One of the first things I noticed about Lester River was that the bridges were better. They were built of heavier lumber and the stringers were mounted on crossties, not merely placed on the earth. They were wider and sturdier than the bridges at Piedmont, and (except for one long bridge that curved around a tree) they were level. I surmised that this trail had received attention from a professional trail crew, rather than COGGS.  
The trail may have been multipurpose, but it was clearly designed for mountain bikes. Hiking trails tend to advance from Point A to Point B as expeditiously as the terrain allows, but the trails at Lester Park doubled back on themselves repeatedly, going back and forth and up and down—often over manmade bumps, as at Piedmont—to extract as much gnarly riding potential out of the landscape as possible. At one point, I looked around and realized that I was very near a point where I had been several minutes earlier. The trail had led me down a ridge and then back up the same ridge unnecessarily.
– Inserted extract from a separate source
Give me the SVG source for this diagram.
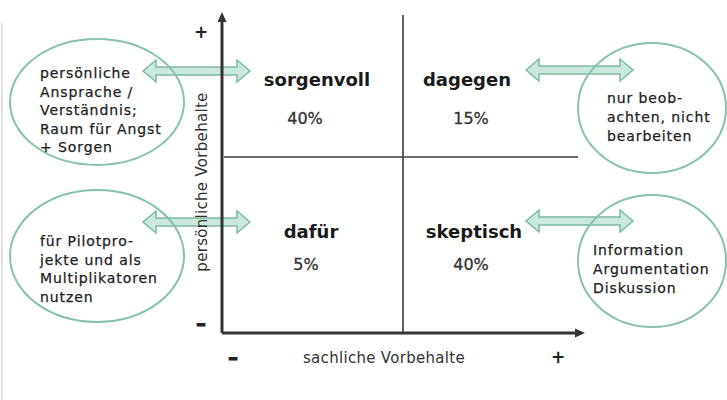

I felt deceived.
The only person I saw was one renegade biker working his way carefully down the muddy trail. We greeted one another, commented on the mud, and went our separate ways—two scofflaws passing in the woods.
There were some spectacular overlooks of the Lester River along the way. On the Amity East trail, which I took on the way back, there were spectacular overlooks of Amity Creek. At one point, the trail ran along the knife-edge of a crumbling clay bluff above the creek. It looked precarious—not something I would allow my kids to explore—but I’m sure it made for radical mountain biking.
The steepness and slipperiness of Amity East (COGGS calls it a “more difficult” to “advanced” trail) eventually caused me to abandon the trail and walk out to the paved luxury of Seven Bridges Road, which I followed the rest of the way back to my car, stomping clumps of mud off my boots as I went.
One word that kept occurring to me throughout my explorations was EFFORT. Riding mountain bikes downhill might be great fun, but riding them up the hills would be hell on earth—for me, anyway. I tried to imagine myself riding up steep stretches of trail on a mountain bike. It was an exercise in horror. I wondered how many people who owned mountain bikes actually rode on trails like these. I guessed about four percent.
COGGS is the local chapter of the International Mountain Biking Association (IMBA), which claims 35,000 members worldwide—not a huge number, in terms of the whole world. COGGS itself, as far as I can tell from news stories and social media (I attempted to contact them several times via email, but got no response), consists of a small core of passionate and dedicated individuals. As such, they should feel proud of the outsize impact their small numbers have had on city policy. In his eight years in office, Mayor Ness has made trails—especially mountain bike trails—a top city priority. Mayor-elect Larson will undoubtedly carry on this priority in the years ahead.